George H. Milem, one of the executors named in the last will and testament of Isaac Wagemaker, deceased, was duly appointed on January 7, 1941, and served as coexecutor of said testator’s will until his death on April 22, 1941. The inventory filed by the executors shows that the testator’s gross estate was less than $100,000. A transfer tax proceeding has been had, and the values showing therein indicate that the gross value of the principal of the estate exceeds $100,000. Wallace Wagemaker and Esda Malchoff, legatees, contend that the amount of the estate as fixed by the inventory should be the guide for determining the commissions. The executrix of the will of the deceased coexecutor contends that the commissions should be based upon the gross estate as fixed by the judicial determination in the transfer tax proceeding. Testator owned shares of stock in the Lyons Cold Storage Company and the Newark Cold Storage Company, which are unlisted and inactive. Values thereof have been determined on the basis of the corporate net worth and earning capacity over a period of several years prior to the testator’s death. This method is approved where stocks are inactive and no market value is ascertainable by sale or exchange. The specific legacies have been properly eliminated in arriving at the amount of the gross estate pursuant to subdivision 5 of section 285 of the Surrogate’s Court Act [L. 1920, ch. 928]. The real property has been sold by the surviving executrix pursuant to testamentary authorization.

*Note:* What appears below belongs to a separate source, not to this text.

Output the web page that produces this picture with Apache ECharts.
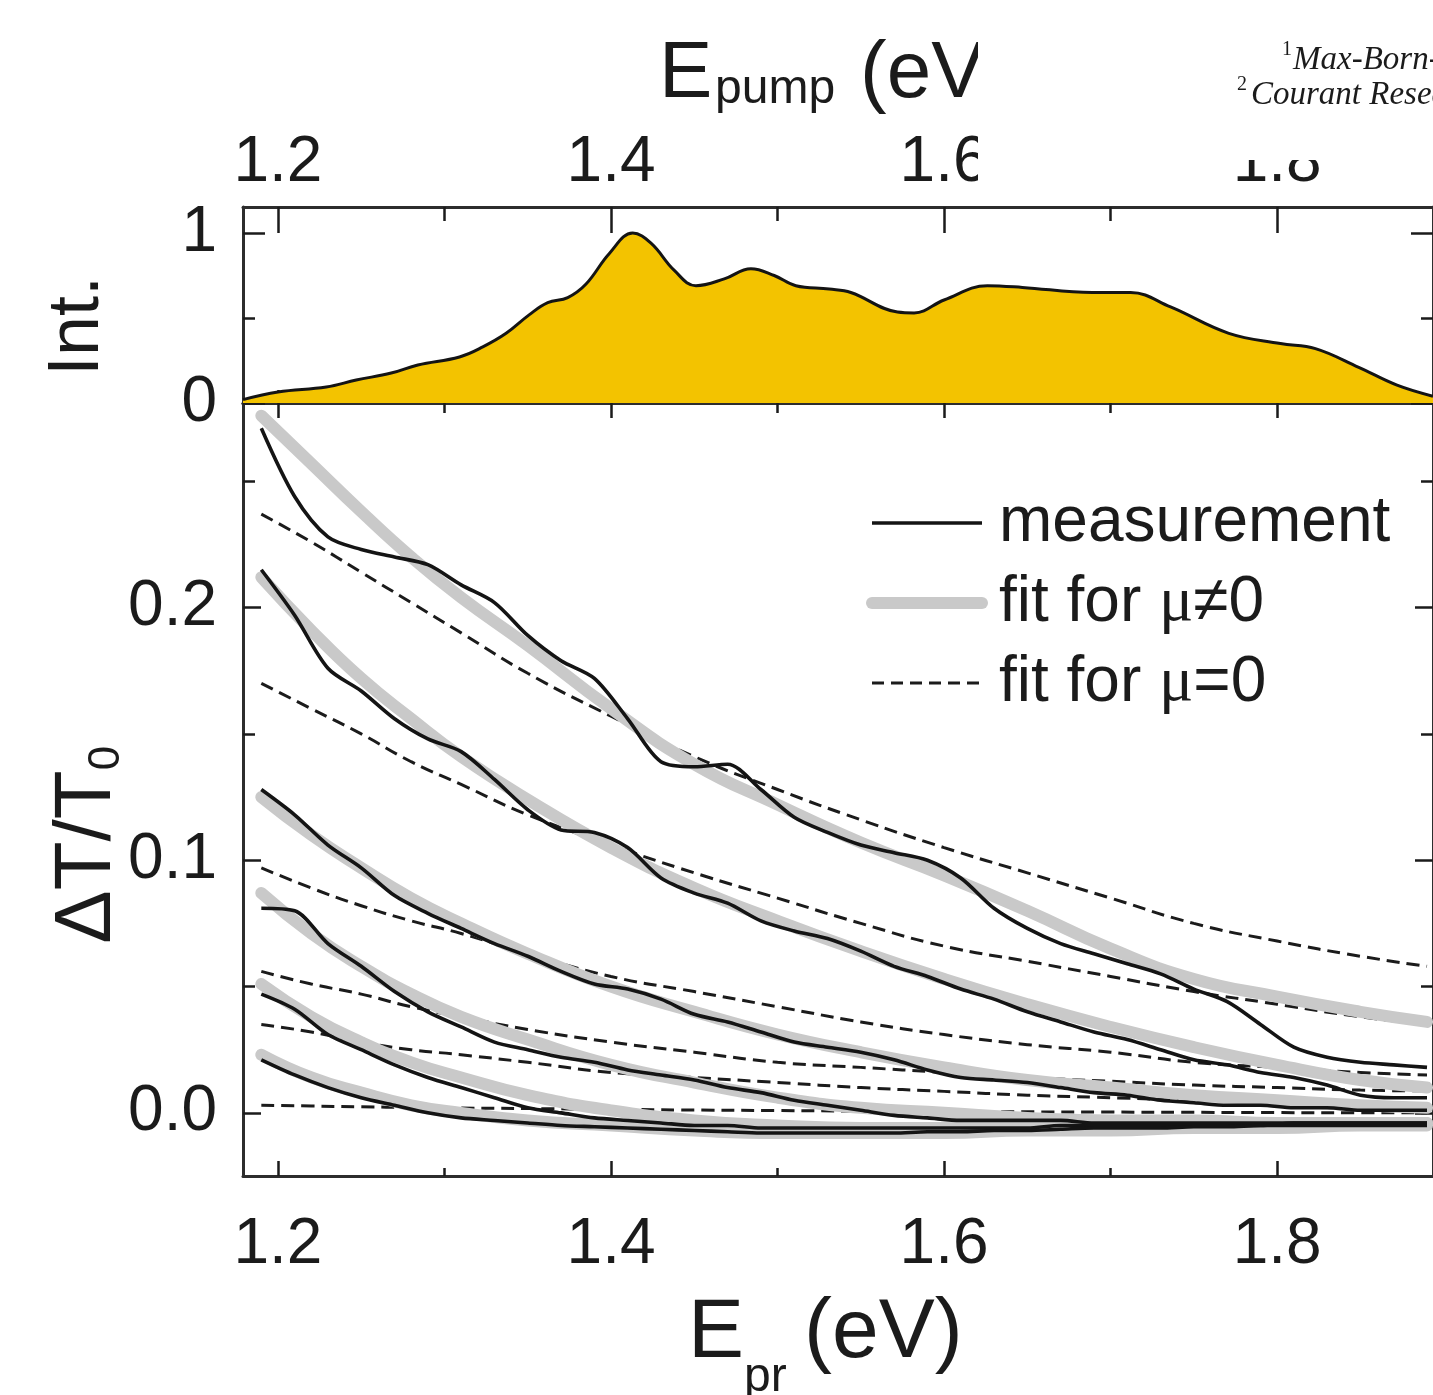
<!DOCTYPE html>
<html>
<head>
<meta charset="utf-8">
<script src="https://cdn.jsdelivr.net/npm/echarts@6/dist/echarts.min.js"></script>
<style>
  html, body { margin: 0; padding: 0; background: #ffffff; }
  #chart { width: 1433px; height: 1395px; }
</style>
</head>
<body>
<div id="chart"></div>
<script>
// ---- pump spectrum (top panel) ----
const pumpE = [1.179, 1.200, 1.229, 1.247, 1.268, 1.284, 1.309, 1.323, 1.337, 1.351, 1.362, 1.374, 1.385, 1.399,
  1.413, 1.424, 1.438, 1.451, 1.468, 1.484, 1.498, 1.511, 1.531, 1.544, 1.572, 1.582, 1.600, 1.626, 1.647,
  1.689, 1.712, 1.736, 1.771, 1.802, 1.823, 1.849, 1.872, 1.8936];
const pumpInt = [0.02, 0.065, 0.094, 0.135, 0.176, 0.224, 0.271, 0.33, 0.41, 0.52, 0.59, 0.62, 0.70, 0.88,
  1.0, 0.94, 0.78, 0.69, 0.73, 0.79, 0.75, 0.69, 0.67, 0.65, 0.535, 0.53, 0.606, 0.69, 0.68,
  0.65, 0.65, 0.565, 0.41, 0.35, 0.32, 0.21, 0.105, 0.04];

// ---- measured differential transmission (bottom panel) ----
const measE = [1.19, 1.21, 1.23, 1.25, 1.27, 1.29, 1.31, 1.33, 1.35, 1.37, 1.39, 1.41, 1.43, 1.45, 1.47, 1.49,
  1.51, 1.53, 1.55, 1.57, 1.59, 1.61, 1.63, 1.65, 1.67, 1.69, 1.71, 1.73, 1.75, 1.77, 1.79, 1.81, 1.83, 1.85, 1.87, 1.89];
const meas1 = [.271, .244, .228, .223, .220, .217, .209, .202, .189, .179, .172, .156, .139, .137, .138, .128,
  .117, .111, .106, .103, .100, .093, .081, .073, .067, .063, .059, .055, .049, .044, .035, .026, .022, .020, .019, .018];
const meas2 = [.215, .197, .176, .167, .156, .148, .143, .132, .120, .112, .111, .105, .093, .087, .083, .076,
  .072, .069, .064, .058, .054, .049, .045, .040, .036, .032, .029, .025, .021, .019, .016, .014, .011, .007, .006, .006];
const meas3 = [.128, .118, .106, .097, .086, .079, .073, .067, .062, .056, .051, .049, .045, .039, .036, .032,
  .028, .026, .024, .021, .017, .014, .013, .012, .010, .008, .007, .005, .004, .003, .003, .002, .002, .001, .001, .001];
const meas4 = [.081, .080, .067, .058, .048, .040, .034, .028, .025, .022, .020, .017, .015, .013, .010, .008,
  .005, .003, .001, -.001, -.002, -.003, -.003, -.003, -.003, -.004, -.004, -.004, -.004, -.004, -.004, -.004, -.004, -.004, -.004, -.004];
const meas5 = [.047, .041, .031, .025, .019, .014, .010, .006, .002, .000, -.002, -.003, -.004, -.005, -.005, -.006,
  -.006, -.006, -.006, -.006, -.006, -.006, -.006, -.006, -.005, -.005, -.005, -.005, -.005, -.005, -.005, -.004, -.004, -.004, -.004, -.004];
const meas6 = [.021, .015, .010, .006, .003, .000, -.002, -.003, -.004, -.005, -.0055, -.006, -.0065, -.007, -.0075, -.008,
  -.008, -.008, -.008, -.008, -.0075, -.0075, -.007, -.007, -.0065, -.006, -.006, -.006, -.0055, -.0055, -.005, -.005, -.005, -.005, -.005, -.005];

// ---- model fits ----
const fitE = [1.19, 1.22, 1.25, 1.28, 1.31, 1.35, 1.40, 1.45, 1.50, 1.55, 1.60, 1.65, 1.70, 1.75, 1.80, 1.85, 1.89];
const fitMu1 = [.276, .257, .238, .220, .204, .185, .160, .138, .122, .107, .094, .080, .065, .053, .046, .040, .036];
const fitMu2 = [.212, .191, .172, .156, .141, .124, .105, .089, .076, .064, .053, .043, .034, .026, .019, .013, .010];
const fitMu3 = [.125, .110, .097, .085, .075, .063, .050, .040, .031, .024, .018, .013, .010, .007, .005, .003, .002];
const fitMu4 = [.087, .071, .058, .047, .038, .029, .019, .012, .006, .002, .000, -.002, -.003, -.003, -.004, -.004, -.004];
const fitMu5 = [.051, .038, .028, .020, .014, .007, .001, -.003, -.005, -.006, -.006, -.006, -.005, -.005, -.005, -.004, -.004];
const fitMu6 = [.023, .014, .008, .003, .000, -.003, -.005, -.007, -.008, -.008, -.008, -.007, -.007, -.006, -.006, -.005, -.005];
const fitZero1 = [.237, .226, .214, .202, .190, .174, .157, .141, .128, .116, .105, .095, .085, .075, .068, .062, .058];
const fitZero2 = [.170, .160, .150, .139, .130, .118, .106, .095, .085, .075, .066, .060, .054, .048, .043, .038, .035];
const fitZero3 = [.097, .089, .082, .076, .071, .063, .054, .048, .042, .036, .031, .027, .024, .020, .018, .016, .015];
const fitZero4 = [.056, .051, .047, .042, .038, .033, .028, .024, .020, .018, .016, .014, .0125, .011, .010, .009, .0087];
const fitZero5 = [.035, .032, .028, .025, .023, .020, .016, .014, .012, .010, .0085, .007, .006, .005, .0045, .004, .0036];
const fitZero6 = [.003, .0027, .0024, .0021, .0019, .0017, .0014, .0011, .0009, .0007, .0005, .0004, .0003, .0002, .0001, .0, .0];

// ---- ticks and labels ----
const eTickMajor = [1.2, 1.4, 1.6, 1.8];
const eTickMinor = [1.3, 1.5, 1.7];
const eLabels = [1.2, 1.4, 1.6, 1.8];
const intTickMajor = [0, 1];
const intTickMinor = [0.5];
const intLabels = [0, 1];
const dtTickMajor = [0, 0.1, 0.2];
const dtTickMinor = [0.05, 0.15, 0.25];
const dtLabels = [0, 0.1, 0.2];

const NAME_MEAS = 'measurement';
const NAME_MU = 'fit for μ≠0';
const NAME_ZERO = 'fit for μ=0';

// ---- styling ----
const SANS = '"Liberation Sans", Arial, Helvetica, sans-serif';
const SERIF = '"Liberation Serif", "Times New Roman", serif';
const INK = '#1b1b1b';
const FRAME_COLOR = '#2d2d2d';
const E_MIN = 1.179, E_MAX = 1.8936;
const INT_MIN = 0, INT_MAX = 1.153;
const DT_MIN = -0.025, DT_MAX = 0.281;

function tickStyle(vals, len) {
  return { show: true, inside: true, length: len, customValues: vals, lineStyle: { color: INK, width: 2.5 } };
}
function frameLine(show) {
  return { show: show, onZero: false, lineStyle: { color: FRAME_COLOR, width: 3 } };
}
function makeX(grid, pos, vals, len, withLine, label) {
  return {
    type: 'value', gridIndex: grid, position: pos, min: E_MIN, max: E_MAX,
    splitLine: { show: false },
    axisLine: frameLine(withLine),
    axisTick: tickStyle(vals, len),
    axisLabel: label || { show: false }
  };
}
function makeY(grid, pos, min, max, vals, len, withLine, label) {
  return {
    type: 'value', gridIndex: grid, position: pos, min: min, max: max,
    splitLine: { show: false },
    axisLine: frameLine(withLine),
    axisTick: tickStyle(vals, len),
    axisLabel: label || { show: false }
  };
}
const tickFont = { fontFamily: SANS, fontSize: 64, color: INK };

const xAxes = [
  // top panel: pump energy scale on top edge
  makeX(0, 'top', eTickMajor, 26, true, Object.assign({ show: true, customValues: eLabels, margin: 12, formatter: v => v.toFixed(1) }, tickFont)),
  makeX(0, 'top', eTickMinor, 14, false),
  makeX(0, 'bottom', eTickMajor, 13, true),
  makeX(0, 'bottom', eTickMinor, 8, false),
  // bottom panel: probe energy scale
  makeX(1, 'bottom', eTickMajor, 15, true, Object.assign({ show: true, customValues: eLabels, margin: 37, formatter: v => v.toFixed(1) }, tickFont)),
  makeX(1, 'bottom', eTickMinor, 8, false),
  makeX(1, 'top', eTickMajor, 15, true),
  makeX(1, 'top', eTickMinor, 10, false)
];
const yAxes = [
  makeY(0, 'left', INT_MIN, INT_MAX, intTickMajor, 22, true, Object.assign({ show: true, customValues: intLabels, margin: 26, formatter: v => String(v) }, tickFont)),
  makeY(0, 'left', INT_MIN, INT_MAX, intTickMinor, 12, false),
  makeY(0, 'right', INT_MIN, INT_MAX, intTickMajor, 22, true),
  makeY(0, 'right', INT_MIN, INT_MAX, intTickMinor, 12, false),
  makeY(1, 'left', DT_MIN, DT_MAX, dtTickMajor, 18, true, Object.assign({ show: true, customValues: dtLabels, margin: 26, formatter: v => v.toFixed(1) }, tickFont)),
  makeY(1, 'left', DT_MIN, DT_MAX, dtTickMinor, 12, false),
  makeY(1, 'right', DT_MIN, DT_MAX, dtTickMajor, 18, true),
  makeY(1, 'right', DT_MIN, DT_MAX, dtTickMinor, 12, false)
];

function pairs(xs, ys) { return xs.map((x, i) => [x, ys[i]]); }

const MEAS_STYLE = { color: '#141414', width: 3.6 };
const MU_STYLE = { color: '#c9c9c9', width: 12, cap: 'round' };
const ZERO_STYLE = { color: INK, width: 3, type: [13, 7] };

const series = [];
series.push({
  type: 'line', name: 'pump', xAxisIndex: 0, yAxisIndex: 0,
  data: pairs(pumpE, pumpInt), smooth: 0.4, symbol: 'none',
  lineStyle: { color: '#141414', width: 3 },
  areaStyle: { color: '#F3C300', opacity: 1 },
  silent: true
});
[fitZero1, fitZero2, fitZero3, fitZero4, fitZero5, fitZero6].forEach(ys => series.push({
  type: 'line', name: NAME_ZERO, xAxisIndex: 4, yAxisIndex: 4,
  data: pairs(fitE, ys), smooth: 0.5, symbol: 'none', silent: true, lineStyle: ZERO_STYLE
}));
[fitMu1, fitMu2, fitMu3, fitMu4, fitMu5, fitMu6].forEach(ys => series.push({
  type: 'line', name: NAME_MU, xAxisIndex: 4, yAxisIndex: 4,
  data: pairs(fitE, ys), smooth: 0.5, symbol: 'none', silent: true, lineStyle: MU_STYLE
}));
[meas1, meas2, meas3, meas4, meas5, meas6].forEach(ys => series.push({
  type: 'line', name: NAME_MEAS, xAxisIndex: 4, yAxisIndex: 4,
  data: pairs(measE, ys), smooth: 0.3, symbol: 'none', silent: true, lineStyle: MEAS_STYLE
}));

function txt(x, y, text, font, extra) {
  return Object.assign({
    type: 'text', x: x, y: y, z: 120, silent: true,
    style: { text: text, font: font, fill: INK, align: 'left', verticalAlign: 'middle' }
  }, extra || {});
}
function vtxt(x, y, text, font) {
  return {
    type: 'text', x: x, y: y, z: 120, silent: true, rotation: Math.PI / 2,
    style: { text: text, font: font, fill: INK, align: 'center', verticalAlign: 'middle' }
  };
}

const option = {
  animation: false,
  backgroundColor: '#ffffff',
  grid: [
    { left: 243, top: 207, width: 1191, height: 196, containLabel: false },
    { left: 243, top: 403, width: 1191, height: 773, containLabel: false }
  ],
  xAxis: xAxes,
  yAxis: yAxes,
  legend: {
    orient: 'vertical', left: 861, top: 486,
    itemWidth: 110, itemHeight: 14, itemGap: 16,
    selectedMode: false,
    textStyle: {
      fontFamily: SANS, fontSize: 64, color: INK, lineHeight: 64, padding: [0, 0, 0, 12],
      rich: { mu: { fontFamily: SERIF, fontSize: 64, color: INK, lineHeight: 64 } }
    },
    formatter: n => n.replace('μ', '{mu|μ}'),
    data: [
      { name: NAME_MEAS, itemStyle: { opacity: 0 }, lineStyle: Object.assign({ type: 'solid' }, MEAS_STYLE) },
      { name: NAME_MU, itemStyle: { opacity: 0 }, lineStyle: Object.assign({ type: 'solid' }, MU_STYLE) },
      { name: NAME_ZERO, itemStyle: { opacity: 0 }, lineStyle: { color: INK, width: 3, type: [12, 7] } }
    ]
  },
  series: series,
  graphic: [
    // axis titles
    txt(659, 75, 'E', `80px ${SANS}`),
    txt(715, 90, 'pump', `48px ${SANS}`),
    txt(860, 75, '(eV)', `80px ${SANS}`),
    txt(688, 1334, 'E', `84px ${SANS}`),
    txt(744, 1378, 'pr', `48px ${SANS}`),
    txt(804, 1334, '(eV)', `84px ${SANS}`),
    vtxt(78, 326, 'Int.', `72px ${SANS}`),
    vtxt(88, 857, 'ΔT/T', `80px ${SANS}`),
    vtxt(107, 758, '0', `44px ${SANS}`),
    // affiliation block in the upper right corner
    { type: 'rect', z: 150, silent: true, shape: { x: 978, y: 0, width: 455, height: 160 }, style: { fill: '#ffffff' } },
    { type: 'rect', z: 150, silent: true, shape: { x: 978, y: 0, width: 247, height: 195 }, style: { fill: '#ffffff' } },
    Object.assign(txt(1282, 50, '1', `20px ${SERIF}`), { z: 160 }),
    Object.assign(txt(1293, 60, 'Max-Born-Institut', `italic 33px ${SERIF}`), { z: 160 }),
    Object.assign(txt(1237, 85, '2', `20px ${SERIF}`), { z: 160 }),
    Object.assign(txt(1251, 95, 'Courant Research Centre', `italic 33px ${SERIF}`), { z: 160 })
  ]
};

const chart = echarts.init(document.getElementById('chart'), null, { renderer: 'canvas' });
chart.setOption(option);
</script>
</body>
</html>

I hold that commissions payable to the executrix of the will of George H. Milem shall be computed upon the values shown in the estate tax proceeding, and that the estate of George H. Milem shall be awarded commissions at the full statutory rate upon property which actually came into the hands of the executors during the lifetime of George H. Milem, not including unrealized increments in value, if any there be, plus full statutory commissions for such portions of the assets as were actually expended by the coexecutors prior to the death of George H. Milem. (4 Butler on New York Surrogate Law and Practice, § 2941; Matter of Baldwin, 157 Misc. Rep. 692; Matter of Hurley, 149 Misc. Rep. 68.)

The objections of the said legatees are dismissed. Proceed accordingly.